Data to process:
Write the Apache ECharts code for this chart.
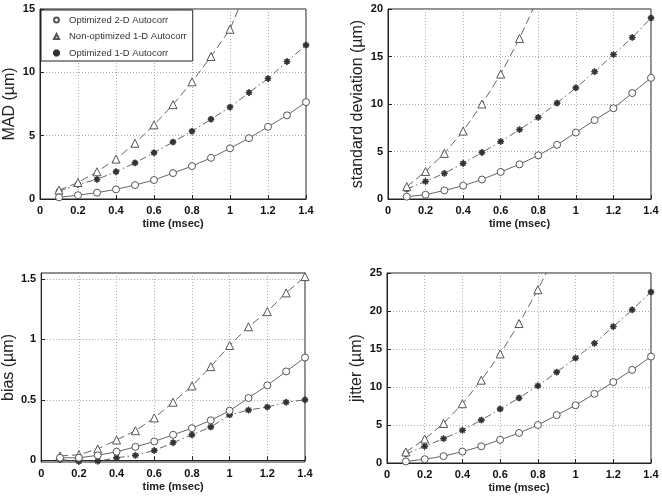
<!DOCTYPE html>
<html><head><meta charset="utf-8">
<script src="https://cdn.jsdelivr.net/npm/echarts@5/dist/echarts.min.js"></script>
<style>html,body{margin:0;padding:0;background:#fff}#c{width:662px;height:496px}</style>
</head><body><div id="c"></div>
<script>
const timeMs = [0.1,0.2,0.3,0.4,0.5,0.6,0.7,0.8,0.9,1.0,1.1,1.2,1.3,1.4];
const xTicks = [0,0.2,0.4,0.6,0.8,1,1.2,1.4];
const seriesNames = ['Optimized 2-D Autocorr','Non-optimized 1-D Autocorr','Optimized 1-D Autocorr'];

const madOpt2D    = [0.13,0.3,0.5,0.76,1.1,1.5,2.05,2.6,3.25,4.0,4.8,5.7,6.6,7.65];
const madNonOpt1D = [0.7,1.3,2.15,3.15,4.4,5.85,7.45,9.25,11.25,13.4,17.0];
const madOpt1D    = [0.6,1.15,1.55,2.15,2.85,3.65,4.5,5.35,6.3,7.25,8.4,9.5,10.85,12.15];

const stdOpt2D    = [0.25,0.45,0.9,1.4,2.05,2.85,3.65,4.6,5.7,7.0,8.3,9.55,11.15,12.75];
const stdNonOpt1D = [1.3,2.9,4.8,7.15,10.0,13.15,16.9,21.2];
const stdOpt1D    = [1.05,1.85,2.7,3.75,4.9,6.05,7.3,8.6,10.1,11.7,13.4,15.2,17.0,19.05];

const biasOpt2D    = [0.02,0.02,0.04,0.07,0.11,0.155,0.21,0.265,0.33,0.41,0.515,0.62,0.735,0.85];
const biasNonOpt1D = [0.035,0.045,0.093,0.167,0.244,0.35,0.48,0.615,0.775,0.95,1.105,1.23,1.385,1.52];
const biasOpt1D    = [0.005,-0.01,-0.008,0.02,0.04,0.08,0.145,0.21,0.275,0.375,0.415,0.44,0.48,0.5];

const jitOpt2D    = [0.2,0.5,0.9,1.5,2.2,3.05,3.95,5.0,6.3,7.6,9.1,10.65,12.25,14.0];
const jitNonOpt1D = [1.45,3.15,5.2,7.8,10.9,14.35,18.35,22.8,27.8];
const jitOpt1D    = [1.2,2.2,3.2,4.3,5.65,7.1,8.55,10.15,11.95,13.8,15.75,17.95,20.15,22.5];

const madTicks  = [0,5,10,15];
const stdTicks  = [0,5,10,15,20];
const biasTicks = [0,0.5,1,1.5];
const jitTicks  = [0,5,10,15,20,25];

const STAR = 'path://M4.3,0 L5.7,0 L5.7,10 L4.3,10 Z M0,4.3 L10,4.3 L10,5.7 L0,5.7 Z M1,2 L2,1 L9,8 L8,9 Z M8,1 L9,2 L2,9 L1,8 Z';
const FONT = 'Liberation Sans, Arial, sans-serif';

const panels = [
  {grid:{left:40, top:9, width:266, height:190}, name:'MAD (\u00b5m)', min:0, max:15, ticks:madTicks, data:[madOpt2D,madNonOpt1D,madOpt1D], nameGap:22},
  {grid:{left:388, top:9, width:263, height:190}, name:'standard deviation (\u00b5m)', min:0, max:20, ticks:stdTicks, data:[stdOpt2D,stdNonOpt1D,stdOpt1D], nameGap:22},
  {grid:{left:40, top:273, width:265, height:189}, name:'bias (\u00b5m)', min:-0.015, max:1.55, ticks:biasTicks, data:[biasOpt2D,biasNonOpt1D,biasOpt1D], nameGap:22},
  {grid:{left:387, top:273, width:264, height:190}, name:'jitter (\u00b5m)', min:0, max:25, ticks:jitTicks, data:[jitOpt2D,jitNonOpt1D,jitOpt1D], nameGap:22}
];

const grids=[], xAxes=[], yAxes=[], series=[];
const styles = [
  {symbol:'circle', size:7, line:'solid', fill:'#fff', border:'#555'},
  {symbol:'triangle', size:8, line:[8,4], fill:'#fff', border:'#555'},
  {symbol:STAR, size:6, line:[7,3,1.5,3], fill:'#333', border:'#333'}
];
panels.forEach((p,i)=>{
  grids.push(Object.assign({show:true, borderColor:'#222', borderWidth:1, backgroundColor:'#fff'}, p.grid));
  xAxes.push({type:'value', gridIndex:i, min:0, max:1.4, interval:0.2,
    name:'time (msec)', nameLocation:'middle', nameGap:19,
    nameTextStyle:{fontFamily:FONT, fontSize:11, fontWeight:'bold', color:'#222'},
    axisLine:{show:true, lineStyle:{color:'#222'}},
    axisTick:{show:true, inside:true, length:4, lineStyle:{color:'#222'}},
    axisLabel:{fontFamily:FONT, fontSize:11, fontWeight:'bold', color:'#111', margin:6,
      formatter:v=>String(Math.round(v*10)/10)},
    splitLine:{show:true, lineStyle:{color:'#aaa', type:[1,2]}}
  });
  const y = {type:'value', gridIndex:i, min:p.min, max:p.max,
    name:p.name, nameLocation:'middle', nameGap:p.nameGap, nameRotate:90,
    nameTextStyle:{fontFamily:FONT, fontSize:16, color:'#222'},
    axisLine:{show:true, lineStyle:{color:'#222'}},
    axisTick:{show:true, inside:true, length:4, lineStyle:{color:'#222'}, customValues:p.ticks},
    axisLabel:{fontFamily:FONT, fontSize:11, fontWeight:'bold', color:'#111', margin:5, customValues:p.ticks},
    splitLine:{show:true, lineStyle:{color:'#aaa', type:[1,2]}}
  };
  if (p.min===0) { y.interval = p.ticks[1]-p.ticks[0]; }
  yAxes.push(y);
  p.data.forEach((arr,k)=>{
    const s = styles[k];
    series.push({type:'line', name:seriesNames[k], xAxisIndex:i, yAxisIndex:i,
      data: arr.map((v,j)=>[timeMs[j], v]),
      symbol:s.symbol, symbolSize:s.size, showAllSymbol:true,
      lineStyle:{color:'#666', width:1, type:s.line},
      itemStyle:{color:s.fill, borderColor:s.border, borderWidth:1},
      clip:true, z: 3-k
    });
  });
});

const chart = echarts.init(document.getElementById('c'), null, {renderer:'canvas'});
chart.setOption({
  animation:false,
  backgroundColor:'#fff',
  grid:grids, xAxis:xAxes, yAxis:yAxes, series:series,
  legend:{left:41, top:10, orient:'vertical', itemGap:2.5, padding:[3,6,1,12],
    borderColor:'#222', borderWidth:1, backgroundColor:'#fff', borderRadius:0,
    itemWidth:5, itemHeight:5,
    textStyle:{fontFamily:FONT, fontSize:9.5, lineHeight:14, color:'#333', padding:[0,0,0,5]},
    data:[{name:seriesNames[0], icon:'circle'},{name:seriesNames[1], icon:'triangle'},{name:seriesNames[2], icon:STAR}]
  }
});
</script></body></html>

==

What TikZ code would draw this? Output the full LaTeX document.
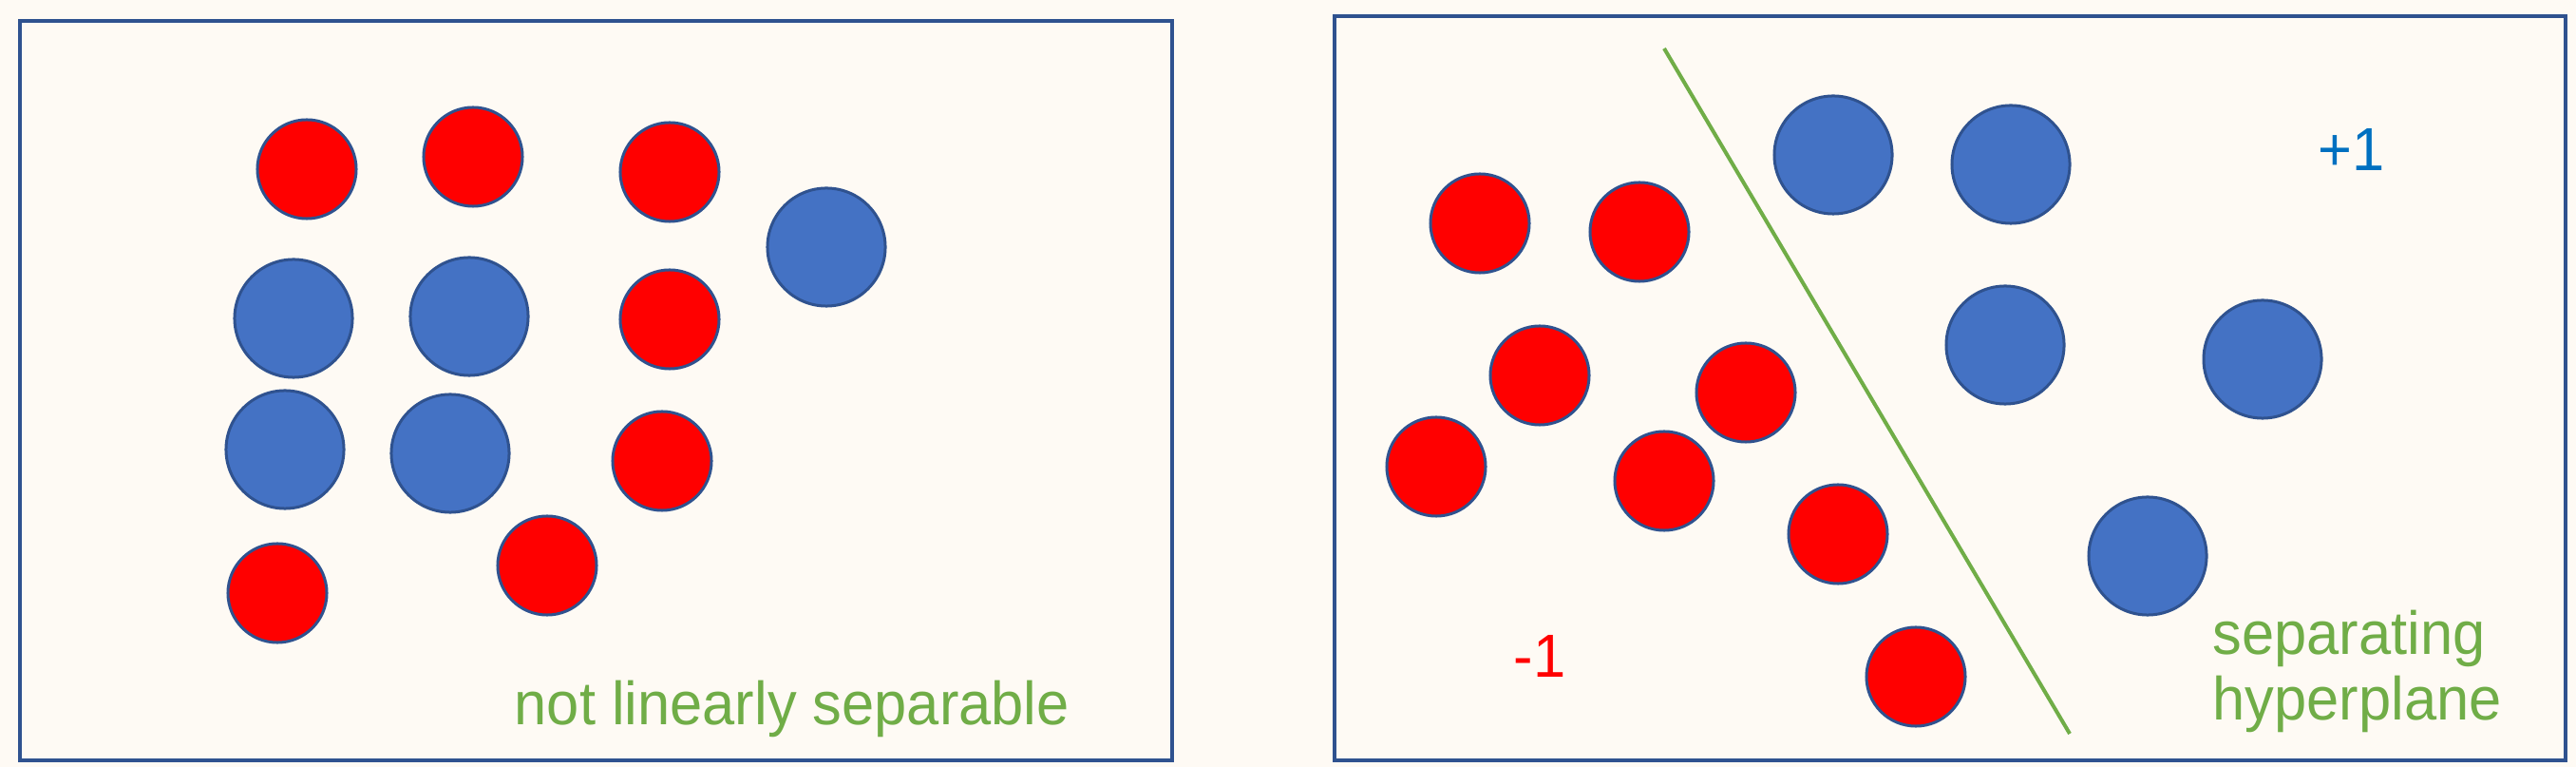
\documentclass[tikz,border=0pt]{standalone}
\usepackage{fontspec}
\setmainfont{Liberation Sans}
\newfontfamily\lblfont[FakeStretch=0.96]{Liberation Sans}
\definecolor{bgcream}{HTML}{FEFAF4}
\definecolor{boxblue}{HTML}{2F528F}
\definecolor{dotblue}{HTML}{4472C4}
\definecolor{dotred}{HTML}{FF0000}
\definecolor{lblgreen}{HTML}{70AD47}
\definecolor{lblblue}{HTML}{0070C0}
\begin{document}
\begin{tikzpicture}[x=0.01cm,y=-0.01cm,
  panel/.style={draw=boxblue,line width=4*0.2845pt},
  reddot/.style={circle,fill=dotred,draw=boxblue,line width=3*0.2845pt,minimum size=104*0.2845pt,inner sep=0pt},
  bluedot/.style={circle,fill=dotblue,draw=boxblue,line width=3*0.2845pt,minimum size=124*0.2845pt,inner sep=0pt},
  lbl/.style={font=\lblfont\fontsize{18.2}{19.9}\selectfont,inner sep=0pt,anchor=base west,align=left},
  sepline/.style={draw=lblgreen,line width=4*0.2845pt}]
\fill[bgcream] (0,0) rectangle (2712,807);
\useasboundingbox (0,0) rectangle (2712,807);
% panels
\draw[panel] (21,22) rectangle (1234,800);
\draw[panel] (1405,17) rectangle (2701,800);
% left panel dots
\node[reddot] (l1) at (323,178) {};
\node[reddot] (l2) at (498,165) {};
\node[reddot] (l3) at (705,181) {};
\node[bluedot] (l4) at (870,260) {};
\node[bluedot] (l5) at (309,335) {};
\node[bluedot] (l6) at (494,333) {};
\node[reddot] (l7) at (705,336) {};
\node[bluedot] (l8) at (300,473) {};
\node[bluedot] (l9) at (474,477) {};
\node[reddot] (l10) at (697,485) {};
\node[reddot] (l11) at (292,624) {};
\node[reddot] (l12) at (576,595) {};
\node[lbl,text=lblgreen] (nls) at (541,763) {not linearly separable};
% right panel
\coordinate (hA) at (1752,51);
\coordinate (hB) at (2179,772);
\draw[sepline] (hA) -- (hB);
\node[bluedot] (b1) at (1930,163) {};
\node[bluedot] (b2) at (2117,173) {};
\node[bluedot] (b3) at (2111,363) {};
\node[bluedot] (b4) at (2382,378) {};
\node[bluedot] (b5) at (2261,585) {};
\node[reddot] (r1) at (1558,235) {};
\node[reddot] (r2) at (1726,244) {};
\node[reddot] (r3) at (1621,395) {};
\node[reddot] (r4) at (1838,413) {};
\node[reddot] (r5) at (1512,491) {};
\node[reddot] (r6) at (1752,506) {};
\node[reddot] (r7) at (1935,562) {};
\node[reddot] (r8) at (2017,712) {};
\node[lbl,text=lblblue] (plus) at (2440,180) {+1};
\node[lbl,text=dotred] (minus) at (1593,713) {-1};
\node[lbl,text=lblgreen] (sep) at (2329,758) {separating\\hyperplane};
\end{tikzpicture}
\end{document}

---

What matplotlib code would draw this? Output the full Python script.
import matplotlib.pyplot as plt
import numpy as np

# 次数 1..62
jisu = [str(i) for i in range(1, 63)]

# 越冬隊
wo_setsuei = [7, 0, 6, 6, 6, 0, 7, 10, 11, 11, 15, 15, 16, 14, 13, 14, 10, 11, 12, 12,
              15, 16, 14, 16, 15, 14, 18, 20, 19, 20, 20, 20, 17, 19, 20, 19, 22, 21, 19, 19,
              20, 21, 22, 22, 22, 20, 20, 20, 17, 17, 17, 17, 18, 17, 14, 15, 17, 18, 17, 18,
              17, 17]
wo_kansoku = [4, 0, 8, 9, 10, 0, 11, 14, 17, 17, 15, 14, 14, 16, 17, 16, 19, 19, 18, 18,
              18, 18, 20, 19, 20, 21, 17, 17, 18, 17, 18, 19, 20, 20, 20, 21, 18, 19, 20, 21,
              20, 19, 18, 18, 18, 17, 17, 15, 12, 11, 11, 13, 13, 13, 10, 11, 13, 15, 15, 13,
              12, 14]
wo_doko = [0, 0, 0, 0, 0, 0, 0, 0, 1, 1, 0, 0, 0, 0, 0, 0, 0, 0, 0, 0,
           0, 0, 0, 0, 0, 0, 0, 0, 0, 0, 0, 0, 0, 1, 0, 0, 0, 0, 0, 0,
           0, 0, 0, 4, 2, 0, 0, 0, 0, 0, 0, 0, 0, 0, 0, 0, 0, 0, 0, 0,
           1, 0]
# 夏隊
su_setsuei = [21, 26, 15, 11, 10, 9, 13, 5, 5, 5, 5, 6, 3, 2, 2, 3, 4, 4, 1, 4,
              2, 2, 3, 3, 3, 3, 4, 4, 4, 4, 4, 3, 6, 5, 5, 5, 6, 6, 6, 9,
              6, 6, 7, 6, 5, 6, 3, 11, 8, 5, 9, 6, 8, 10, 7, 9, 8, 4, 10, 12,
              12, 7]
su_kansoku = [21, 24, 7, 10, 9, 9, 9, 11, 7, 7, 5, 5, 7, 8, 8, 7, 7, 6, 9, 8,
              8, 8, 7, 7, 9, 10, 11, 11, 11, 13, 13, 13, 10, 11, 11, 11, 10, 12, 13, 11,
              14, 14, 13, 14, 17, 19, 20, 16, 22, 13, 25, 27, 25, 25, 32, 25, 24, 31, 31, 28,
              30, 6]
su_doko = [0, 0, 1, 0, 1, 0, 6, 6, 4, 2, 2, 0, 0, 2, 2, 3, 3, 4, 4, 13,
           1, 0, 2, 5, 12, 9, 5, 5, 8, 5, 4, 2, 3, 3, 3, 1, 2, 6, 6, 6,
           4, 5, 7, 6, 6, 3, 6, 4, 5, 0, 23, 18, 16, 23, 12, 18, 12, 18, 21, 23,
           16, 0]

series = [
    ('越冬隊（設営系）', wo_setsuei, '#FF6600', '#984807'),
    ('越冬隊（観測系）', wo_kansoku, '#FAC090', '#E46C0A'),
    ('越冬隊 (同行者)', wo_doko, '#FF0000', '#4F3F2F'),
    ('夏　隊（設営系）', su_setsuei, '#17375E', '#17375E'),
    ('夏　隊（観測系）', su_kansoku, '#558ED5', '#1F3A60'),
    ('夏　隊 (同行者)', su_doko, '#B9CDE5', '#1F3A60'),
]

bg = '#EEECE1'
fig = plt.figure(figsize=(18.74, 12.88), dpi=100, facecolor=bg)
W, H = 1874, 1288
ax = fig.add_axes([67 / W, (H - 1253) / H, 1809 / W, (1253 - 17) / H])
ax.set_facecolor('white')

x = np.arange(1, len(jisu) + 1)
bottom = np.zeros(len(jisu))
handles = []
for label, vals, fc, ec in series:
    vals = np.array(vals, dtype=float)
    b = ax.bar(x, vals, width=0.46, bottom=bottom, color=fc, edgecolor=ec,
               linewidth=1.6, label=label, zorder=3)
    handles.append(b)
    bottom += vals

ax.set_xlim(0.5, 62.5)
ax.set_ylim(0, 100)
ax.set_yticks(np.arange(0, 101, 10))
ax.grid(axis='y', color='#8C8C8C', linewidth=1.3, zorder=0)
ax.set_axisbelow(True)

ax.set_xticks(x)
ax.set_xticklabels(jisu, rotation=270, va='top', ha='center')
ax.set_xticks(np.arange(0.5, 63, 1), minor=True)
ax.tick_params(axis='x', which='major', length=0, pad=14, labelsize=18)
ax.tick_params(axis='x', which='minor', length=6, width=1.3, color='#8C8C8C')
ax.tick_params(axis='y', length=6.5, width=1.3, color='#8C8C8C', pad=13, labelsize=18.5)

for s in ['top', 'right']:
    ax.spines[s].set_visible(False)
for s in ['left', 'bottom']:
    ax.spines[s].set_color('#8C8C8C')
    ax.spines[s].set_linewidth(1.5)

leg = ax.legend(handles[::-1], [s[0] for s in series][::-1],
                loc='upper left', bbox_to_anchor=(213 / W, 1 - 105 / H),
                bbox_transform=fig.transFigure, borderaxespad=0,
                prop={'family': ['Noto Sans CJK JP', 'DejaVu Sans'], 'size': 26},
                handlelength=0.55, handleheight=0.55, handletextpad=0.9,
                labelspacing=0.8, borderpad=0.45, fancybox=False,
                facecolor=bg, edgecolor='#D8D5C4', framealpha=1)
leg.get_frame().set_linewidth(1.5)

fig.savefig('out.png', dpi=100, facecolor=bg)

The exercise: Make an exact copy of the lines from the one with "Write the Apache ECharts code for this chart." through the one with "const seriesNames = ['Optimized", both ends in, and nothing else. Drop every picture.

Output of the task:
Write the Apache ECharts code for this chart.
<!DOCTYPE html>
<html><head><meta charset="utf-8">
<script src="https://cdn.jsdelivr.net/npm/echarts@5/dist/echarts.min.js"></script>
<style>html,body{margin:0;padding:0;background:#fff}#c{width:662px;height:496px}</style>
</head><body><div id="c"></div>
<script>
const timeMs = [0.1,0.2,0.3,0.4,0.5,0.6,0.7,0.8,0.9,1.0,1.1,1.2,1.3,1.4];
const xTicks = [0,0.2,0.4,0.6,0.8,1,1.2,1.4];
const seriesNames = ['Optimized 2-D Autocorr','Non-optimized 1-D Autocorr','Optimized 1-D Autocorr'];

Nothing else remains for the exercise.